Your task :: Give back the whole listing exactly as shown.

Provided data ::
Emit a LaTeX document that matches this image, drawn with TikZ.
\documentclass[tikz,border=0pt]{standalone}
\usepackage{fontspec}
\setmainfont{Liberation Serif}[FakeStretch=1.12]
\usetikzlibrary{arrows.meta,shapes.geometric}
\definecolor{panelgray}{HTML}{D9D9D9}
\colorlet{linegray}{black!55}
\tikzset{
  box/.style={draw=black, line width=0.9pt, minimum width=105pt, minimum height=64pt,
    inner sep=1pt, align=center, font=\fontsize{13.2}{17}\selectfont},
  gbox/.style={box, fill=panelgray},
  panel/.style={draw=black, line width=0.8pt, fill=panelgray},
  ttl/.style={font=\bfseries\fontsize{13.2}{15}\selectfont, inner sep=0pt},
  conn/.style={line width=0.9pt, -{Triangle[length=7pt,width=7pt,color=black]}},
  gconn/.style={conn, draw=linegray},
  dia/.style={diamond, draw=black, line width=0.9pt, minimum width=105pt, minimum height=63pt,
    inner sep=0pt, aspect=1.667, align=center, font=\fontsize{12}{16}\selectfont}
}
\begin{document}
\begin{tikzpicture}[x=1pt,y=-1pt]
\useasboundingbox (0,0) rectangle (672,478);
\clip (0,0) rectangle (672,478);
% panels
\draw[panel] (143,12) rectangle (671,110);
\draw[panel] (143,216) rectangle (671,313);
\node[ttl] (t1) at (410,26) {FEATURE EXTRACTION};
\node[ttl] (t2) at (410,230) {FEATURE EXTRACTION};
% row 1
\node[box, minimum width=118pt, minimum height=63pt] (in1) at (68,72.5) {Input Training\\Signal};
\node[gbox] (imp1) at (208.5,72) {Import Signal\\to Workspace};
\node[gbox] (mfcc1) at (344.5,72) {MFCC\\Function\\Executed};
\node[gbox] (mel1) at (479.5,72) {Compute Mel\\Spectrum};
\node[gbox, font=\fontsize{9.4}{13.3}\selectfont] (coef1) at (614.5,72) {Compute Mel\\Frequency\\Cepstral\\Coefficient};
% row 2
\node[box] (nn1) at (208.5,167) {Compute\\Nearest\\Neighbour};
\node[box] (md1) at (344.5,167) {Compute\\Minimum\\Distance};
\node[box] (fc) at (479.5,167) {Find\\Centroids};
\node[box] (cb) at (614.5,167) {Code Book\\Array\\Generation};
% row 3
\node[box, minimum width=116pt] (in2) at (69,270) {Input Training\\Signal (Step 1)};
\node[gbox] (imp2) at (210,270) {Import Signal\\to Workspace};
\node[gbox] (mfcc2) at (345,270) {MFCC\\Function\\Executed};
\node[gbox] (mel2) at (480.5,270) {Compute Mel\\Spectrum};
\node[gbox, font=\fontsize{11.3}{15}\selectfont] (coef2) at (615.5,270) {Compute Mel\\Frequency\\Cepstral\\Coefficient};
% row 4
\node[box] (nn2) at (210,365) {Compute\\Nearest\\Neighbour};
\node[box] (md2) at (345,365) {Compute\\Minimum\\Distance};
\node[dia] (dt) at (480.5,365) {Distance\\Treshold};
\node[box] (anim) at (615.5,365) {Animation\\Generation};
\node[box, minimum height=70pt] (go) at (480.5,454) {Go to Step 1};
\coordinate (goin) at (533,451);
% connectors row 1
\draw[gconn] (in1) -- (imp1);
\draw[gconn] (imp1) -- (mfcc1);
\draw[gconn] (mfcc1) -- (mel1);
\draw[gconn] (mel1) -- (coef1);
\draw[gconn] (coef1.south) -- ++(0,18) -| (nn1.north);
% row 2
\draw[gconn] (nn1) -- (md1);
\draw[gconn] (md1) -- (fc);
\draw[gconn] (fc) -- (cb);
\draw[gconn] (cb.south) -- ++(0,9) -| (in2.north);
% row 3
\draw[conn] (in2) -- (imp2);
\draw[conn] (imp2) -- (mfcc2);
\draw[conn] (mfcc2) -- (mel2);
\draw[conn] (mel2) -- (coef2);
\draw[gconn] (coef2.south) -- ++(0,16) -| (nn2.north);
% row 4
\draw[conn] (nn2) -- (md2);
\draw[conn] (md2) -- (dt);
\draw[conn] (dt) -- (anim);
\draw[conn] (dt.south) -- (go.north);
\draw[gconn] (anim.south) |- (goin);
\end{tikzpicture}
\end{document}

Solution to the exercise ::
Emit a LaTeX document that matches this image, drawn with TikZ.
\documentclass[tikz,border=0pt]{standalone}
\usepackage{fontspec}
\setmainfont{Liberation Serif}[FakeStretch=1.12]
\usetikzlibrary{arrows.meta,shapes.geometric}
\definecolor{panelgray}{HTML}{D9D9D9}
\colorlet{linegray}{black!55}
\tikzset{
  box/.style={draw=black, line width=0.9pt, minimum width=105pt, minimum height=64pt,
    inner sep=1pt, align=center, font=\fontsize{13.2}{17}\selectfont},
  gbox/.style={box, fill=panelgray},
  panel/.style={draw=black, line width=0.8pt, fill=panelgray},
  ttl/.style={font=\bfseries\fontsize{13.2}{15}\selectfont, inner sep=0pt},
  conn/.style={line width=0.9pt, -{Triangle[length=7pt,width=7pt,color=black]}},
  gconn/.style={conn, draw=linegray},
  dia/.style={diamond, draw=black, line width=0.9pt, minimum width=105pt, minimum height=63pt,
    inner sep=0pt, aspect=1.667, align=center, font=\fontsize{12}{16}\selectfont}
}
\begin{document}
\begin{tikzpicture}[x=1pt,y=-1pt]
\useasboundingbox (0,0) rectangle (672,478);
\clip (0,0) rectangle (672,478);
% panels
\draw[panel] (143,12) rectangle (671,110);
\draw[panel] (143,216) rectangle (671,313);
\node[ttl] (t1) at (410,26) {FEATURE EXTRACTION};
\node[ttl] (t2) at (410,230) {FEATURE EXTRACTION};
% row 1
\node[box, minimum width=118pt, minimum height=63pt] (in1) at (68,72.5) {Input Training\\Signal};
\node[gbox] (imp1) at (208.5,72) {Import Signal\\to Workspace};
\node[gbox] (mfcc1) at (344.5,72) {MFCC\\Function\\Executed};
\node[gbox] (mel1) at (479.5,72) {Compute Mel\\Spectrum};
\node[gbox, font=\fontsize{9.4}{13.3}\selectfont] (coef1) at (614.5,72) {Compute Mel\\Frequency\\Cepstral\\Coefficient};
% row 2
\node[box] (nn1) at (208.5,167) {Compute\\Nearest\\Neighbour};
\node[box] (md1) at (344.5,167) {Compute\\Minimum\\Distance};
\node[box] (fc) at (479.5,167) {Find\\Centroids};
\node[box] (cb) at (614.5,167) {Code Book\\Array\\Generation};
% row 3
\node[box, minimum width=116pt] (in2) at (69,270) {Input Training\\Signal (Step 1)};
\node[gbox] (imp2) at (210,270) {Import Signal\\to Workspace};
\node[gbox] (mfcc2) at (345,270) {MFCC\\Function\\Executed};
\node[gbox] (mel2) at (480.5,270) {Compute Mel\\Spectrum};
\node[gbox, font=\fontsize{11.3}{15}\selectfont] (coef2) at (615.5,270) {Compute Mel\\Frequency\\Cepstral\\Coefficient};
% row 4
\node[box] (nn2) at (210,365) {Compute\\Nearest\\Neighbour};
\node[box] (md2) at (345,365) {Compute\\Minimum\\Distance};
\node[dia] (dt) at (480.5,365) {Distance\\Treshold};
\node[box] (anim) at (615.5,365) {Animation\\Generation};
\node[box, minimum height=70pt] (go) at (480.5,454) {Go to Step 1};
\coordinate (goin) at (533,451);
% connectors row 1
\draw[gconn] (in1) -- (imp1);
\draw[gconn] (imp1) -- (mfcc1);
\draw[gconn] (mfcc1) -- (mel1);
\draw[gconn] (mel1) -- (coef1);
\draw[gconn] (coef1.south) -- ++(0,18) -| (nn1.north);
% row 2
\draw[gconn] (nn1) -- (md1);
\draw[gconn] (md1) -- (fc);
\draw[gconn] (fc) -- (cb);
\draw[gconn] (cb.south) -- ++(0,9) -| (in2.north);
% row 3
\draw[conn] (in2) -- (imp2);
\draw[conn] (imp2) -- (mfcc2);
\draw[conn] (mfcc2) -- (mel2);
\draw[conn] (mel2) -- (coef2);
\draw[gconn] (coef2.south) -- ++(0,16) -| (nn2.north);
% row 4
\draw[conn] (nn2) -- (md2);
\draw[conn] (md2) -- (dt);
\draw[conn] (dt) -- (anim);
\draw[conn] (dt.south) -- (go.north);
\draw[gconn] (anim.south) |- (goin);
\end{tikzpicture}
\end{document}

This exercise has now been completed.